## Given data
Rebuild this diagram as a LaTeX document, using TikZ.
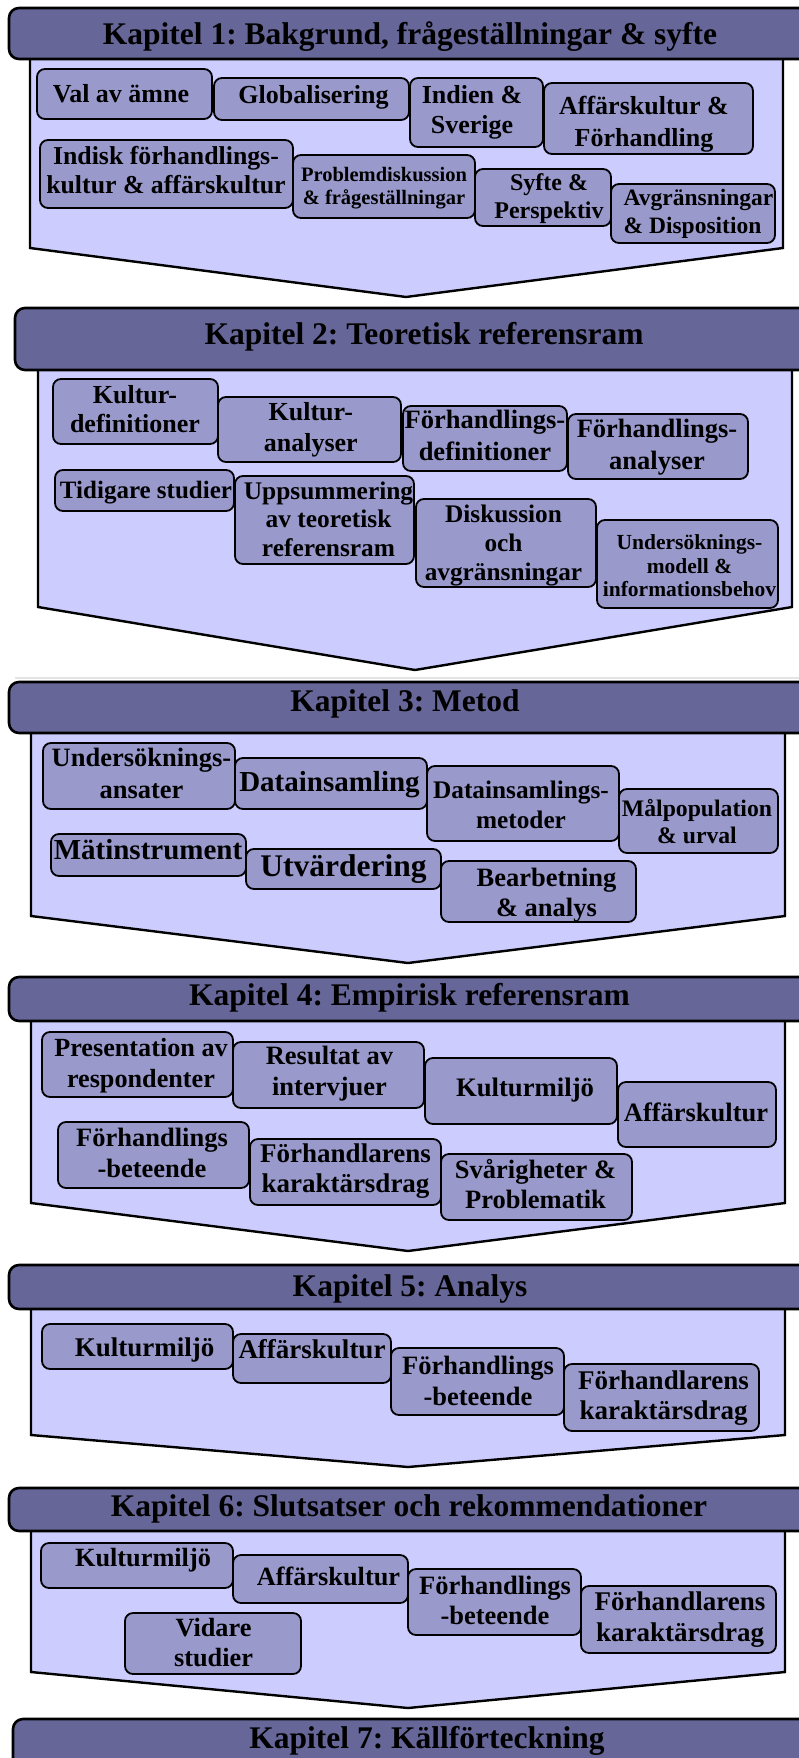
\documentclass[tikz,border=0pt]{standalone}
\usepackage{fontspec}
\setmainfont{Liberation Serif}

\definecolor{headfill}{HTML}{666699}
\definecolor{bodyfill}{HTML}{CCCCFF}
\definecolor{boxfill}{HTML}{9999CC}

% line box of the serif face: ascent 0.891em, descent 0.216em
\newcommand\tstrut{\rule[-0.216em]{0pt}{1.107em}}

\tikzset{
  chead/.style={draw=black, line width=2.6pt, fill=headfill, rounded corners=10pt, inner sep=0pt},
  cbody/.style={draw=black, line width=2.4pt, fill=bodyfill, line join=miter},
  bx/.style={draw=black, line width=1.8pt, fill=boxfill, rounded corners=8pt, inner sep=0pt},
  lbl/.style={inner sep=0pt, align=center, text=black},
  lblx/.style={}
}

% topic box: name, x1, y1, x2, y2, {size}{skip}, text x, text y, text
\newcommand\cbox[9]{%
  \pgfmathsetmacro\cbw{#4-#2}%
  \pgfmathsetmacro\cbh{#5-#3}%
  \pgfmathsetmacro\cbx{(#2+#4)/2}%
  \pgfmathsetmacro\cby{(#3+#5)/2}%
  \pgfmathsetmacro\cbdx{#7-\cbx}%
  \pgfmathsetmacro\cbdy{#8-\cby}%
  \node[bx, minimum width=\cbw pt, minimum height=\cbh pt,
        label={[lbl, lblx, font=\fontsize#6\selectfont\bfseries, shift={(\cbdx,\cbdy)}]center:{\tstrut #9\tstrut}}]
        (#1) at (\cbx,\cby) {};}

% chapter bar: name, x1, y1, x2, y2, text x, text y, text
\newcommand\chead[8]{%
  \pgfmathsetmacro\cbw{#4-#2}%
  \pgfmathsetmacro\cbh{#5-#3}%
  \pgfmathsetmacro\cbx{(#2+#4)/2}%
  \pgfmathsetmacro\cby{(#3+#5)/2}%
  \pgfmathsetmacro\cbdx{#6-\cbx}%
  \pgfmathsetmacro\cbdy{#7-\cby}%
  \node[chead, minimum width=\cbw pt, minimum height=\cbh pt,
        label={[lbl, font=\fontsize{31.5}{36}\selectfont\bfseries, shift={(\cbdx,\cbdy)}]center:{\tstrut #8\tstrut}}]
        (#1) at (\cbx,\cby) {};}

% chapter body arrow: left, top, side bottom, right, tip x, tip y
\newcommand\cbodyshape[6]{%
  \draw[cbody] (#1,#2) -- (#1,#3) -- (#5,#6) -- (#4,#3) -- (#4,#2) -- cycle;}

\frenchspacing

\begin{document}
\begin{tikzpicture}[x=1pt, y=-1pt]
\useasboundingbox (0,0) rectangle (799,1758);
\fill[white] (0,0) rectangle (799,1758);

% ---------- Kapitel 1 ----------
\cbodyshape{30}{55}{248}{783}{406}{297}
\chead{k1}{9}{8}{840}{59}{410}{34.4}{Kapitel 1: Bakgrund, frågeställningar \& syfte}
\cbox{b11}{37}{69}{212}{119}{{26}{30}}{121}{94.2}{Val av ämne}
\cbox{b12}{214}{78}{409}{120}{{26}{30}}{313.5}{95}{Globalisering}
\cbox{b13}{410}{78}{543}{147}{{26}{30}}{472}{109.5}{Indien \&\\Sverige}
\cbox{b14}{544}{83}{753}{154}{{26}{31.5}}{644}{122}{Affärskultur \&\\Förhandling}
\cbox{b15}{40}{140}{293}{208}{{25.8}{29.3}}{166}{170}{Indisk förhandlings-\\kultur \& affärskultur}
\cbox{b16}{293}{155}{475}{218}{{20.5}{23.3}}{384}{186.4}{Problemdiskussion\\\& frågeställningar}
\cbox{b17}{475}{169}{611}{226}{{24}{27.7}}{549}{196.4}{Syfte \&\\Perspektiv}
{\tikzset{lblx/.style={align=left}}%
\cbox{b18}{611}{184}{775}{243}{{23.5}{28.3}}{698.5}{211.3}{Avgränsningar\\\& Disposition}}

% ---------- Kapitel 2 ----------
\cbodyshape{38}{350}{607}{792}{415}{670}
\chead{k2}{15}{308}{840}{370}{424}{333.4}{Kapitel 2: Teoretisk referensram}
\cbox{b21}{53}{379}{218}{444}{{26}{29.3}}{135}{409.2}{Kultur-\\definitioner}
\cbox{b22}{218}{397}{401}{462}{{26}{30.7}}{310.8}{427.5}{Kultur-\\analyser}
\cbox{b23}{403}{406}{567}{471}{{26.5}{32}}{485}{435.7}{Förhandlings-\\definitioner}
\cbox{b24}{568}{414}{748}{479}{{26.5}{31.3}}{657}{444.6}{Förhandlings-\\analyser}
\cbox{b25}{55}{470}{234}{511}{{25}{29}}{146}{489.9}{Tidigare studier}
\cbox{b26}{235}{476}{414}{564}{{25.4}{28.7}}{328.5}{519.4}{Uppsummering\\av teoretisk\\referensram}
\cbox{b27}{416}{499}{596}{587}{{25.3}{28.7}}{503.5}{542.9}{Diskussion\\och\\avgränsningar}
\cbox{b28}{597}{520}{778}{608}{{21.5}{23.3}}{689.5}{566}{Undersöknings-\\modell \&\\informationsbehov}

\draw[gray!22, line width=1.2pt] (15,678) -- (799,678);

% ---------- Kapitel 3 ----------
\cbodyshape{31}{710}{916}{785}{408}{963}
\chead{k3}{9}{682}{840}{733}{405}{701}{Kapitel 3: Metod}
\cbox{b31}{43}{743}{235}{809}{{26.5}{31.7}}{141.5}{773.6}{Undersöknings-\\ansater}
\cbox{b32}{235}{758}{427}{809}{{29}{33}}{329.5}{781.9}{Datainsamling}
\cbox{b33}{427}{766}{619}{841}{{25.3}{30}}{521}{804.8}{Datainsamlings-\\metoder}
\cbox{b34}{619}{789}{778}{853}{{23.7}{26.7}}{697}{822}{Målpopulation\\\& urval}
\cbox{b35}{51}{834}{246}{876}{{29}{33}}{148}{850.2}{Mätinstrument}
\cbox{b36}{246}{849}{441}{889}{{31.5}{36}}{343.5}{866}{Utvärdering}
\cbox{b37}{441}{861}{636}{922}{{26.5}{29.3}}{546.5}{892.5}{Bearbetning\\\& analys}

% ---------- Kapitel 4 ----------
\cbodyshape{31}{1000}{1203}{785}{408}{1251}
\chead{k4}{9}{977}{840}{1021}{409.5}{994.4}{Kapitel 4: Empirisk referensram}
\cbox{b41}{42}{1032}{233}{1097}{{26.2}{30.7}}{141}{1063.2}{Presentation av\\respondenter}
\cbox{b42}{233}{1042}{424}{1108}{{26.5}{31}}{329.5}{1070.7}{Resultat av\\intervjuer}
\cbox{b43}{425}{1058}{617}{1124}{{26.7}{30}}{525}{1087.9}{Kulturmiljö}
\cbox{b44}{618}{1082}{776}{1147}{{26.5}{30}}{696}{1112.9}{Affärskultur}
\cbox{b45}{58}{1122}{249}{1188}{{26.5}{30.7}}{152}{1153.2}{Förhandlings\\-beteende}
\cbox{b46}{250}{1139}{441}{1205}{{27}{30}}{345.5}{1168.9}{Förhandlarens\\karaktärsdrag}
\cbox{b47}{441}{1154}{632}{1220}{{26.5}{30}}{535.5}{1184.5}{Svårigheter \&\\Problematik}

% ---------- Kapitel 5 ----------
\cbodyshape{31}{1290}{1435}{785}{408}{1467}
\chead{k5}{9}{1265}{840}{1309}{410}{1286}{Kapitel 5: Analys}
\cbox{b51}{42}{1324}{233}{1369}{{27}{30}}{144.5}{1347.6}{Kulturmiljö}
\cbox{b52}{233}{1334}{391}{1383}{{27}{30}}{312}{1349.2}{Affärskultur}
\cbox{b53}{391}{1348}{564}{1415}{{26.5}{28}}{478}{1381.1}{Förhandlings\\-beteende}
\cbox{b54}{564}{1364}{759}{1431}{{27}{30}}{663.5}{1395.9}{Förhandlarens\\karaktärsdrag}

% ---------- Kapitel 6 ----------
\cbodyshape{31}{1510}{1672}{785}{408}{1708}
\chead{k6}{9}{1488}{840}{1531}{409}{1506}{Kapitel 6: Slutsatser och rekommendationer}
\cbox{b61}{41}{1543}{233}{1588}{{26.3}{30}}{143}{1557.9}{Kulturmiljö}
\cbox{b62}{233}{1555}{408}{1603}{{26.3}{30}}{328.5}{1576.2}{Affärskultur}
\cbox{b63}{408}{1569}{581}{1635}{{26.5}{28.3}}{495}{1600.3}{Förhandlings\\-beteende}
\cbox{b64}{581}{1586}{776}{1653}{{27}{29}}{680}{1617.1}{Förhandlarens\\karaktärsdrag}
\cbox{b65}{125}{1613}{301}{1674}{{26.3}{30}}{213.5}{1642.9}{Vidare\\studier}

% ---------- Kapitel 7 ----------
\chead{k7}{13}{1719}{840}{1800}{427}{1737.7}{Kapitel 7: Källförteckning}

\end{tikzpicture}
\end{document}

## Work to do
Pictures are excluded; extract exactly the lines from the start of the data through the line that holds "(#1,#2) -- (#1,#3) -- (#5,#6)", both ends included.

## Output for this exercise
Rebuild this diagram as a LaTeX document, using TikZ.
\documentclass[tikz,border=0pt]{standalone}
\usepackage{fontspec}
\setmainfont{Liberation Serif}

\definecolor{headfill}{HTML}{666699}
\definecolor{bodyfill}{HTML}{CCCCFF}
\definecolor{boxfill}{HTML}{9999CC}

% line box of the serif face: ascent 0.891em, descent 0.216em
\newcommand\tstrut{\rule[-0.216em]{0pt}{1.107em}}

\tikzset{
  chead/.style={draw=black, line width=2.6pt, fill=headfill, rounded corners=10pt, inner sep=0pt},
  cbody/.style={draw=black, line width=2.4pt, fill=bodyfill, line join=miter},
  bx/.style={draw=black, line width=1.8pt, fill=boxfill, rounded corners=8pt, inner sep=0pt},
  lbl/.style={inner sep=0pt, align=center, text=black},
  lblx/.style={}
}

% topic box: name, x1, y1, x2, y2, {size}{skip}, text x, text y, text
\newcommand\cbox[9]{%
  \pgfmathsetmacro\cbw{#4-#2}%
  \pgfmathsetmacro\cbh{#5-#3}%
  \pgfmathsetmacro\cbx{(#2+#4)/2}%
  \pgfmathsetmacro\cby{(#3+#5)/2}%
  \pgfmathsetmacro\cbdx{#7-\cbx}%
  \pgfmathsetmacro\cbdy{#8-\cby}%
  \node[bx, minimum width=\cbw pt, minimum height=\cbh pt,
        label={[lbl, lblx, font=\fontsize#6\selectfont\bfseries, shift={(\cbdx,\cbdy)}]center:{\tstrut #9\tstrut}}]
        (#1) at (\cbx,\cby) {};}

% chapter bar: name, x1, y1, x2, y2, text x, text y, text
\newcommand\chead[8]{%
  \pgfmathsetmacro\cbw{#4-#2}%
  \pgfmathsetmacro\cbh{#5-#3}%
  \pgfmathsetmacro\cbx{(#2+#4)/2}%
  \pgfmathsetmacro\cby{(#3+#5)/2}%
  \pgfmathsetmacro\cbdx{#6-\cbx}%
  \pgfmathsetmacro\cbdy{#7-\cby}%
  \node[chead, minimum width=\cbw pt, minimum height=\cbh pt,
        label={[lbl, font=\fontsize{31.5}{36}\selectfont\bfseries, shift={(\cbdx,\cbdy)}]center:{\tstrut #8\tstrut}}]
        (#1) at (\cbx,\cby) {};}

% chapter body arrow: left, top, side bottom, right, tip x, tip y
\newcommand\cbodyshape[6]{%
  \draw[cbody] (#1,#2) -- (#1,#3) -- (#5,#6) -- (#4,#3) -- (#4,#2) -- cycle;}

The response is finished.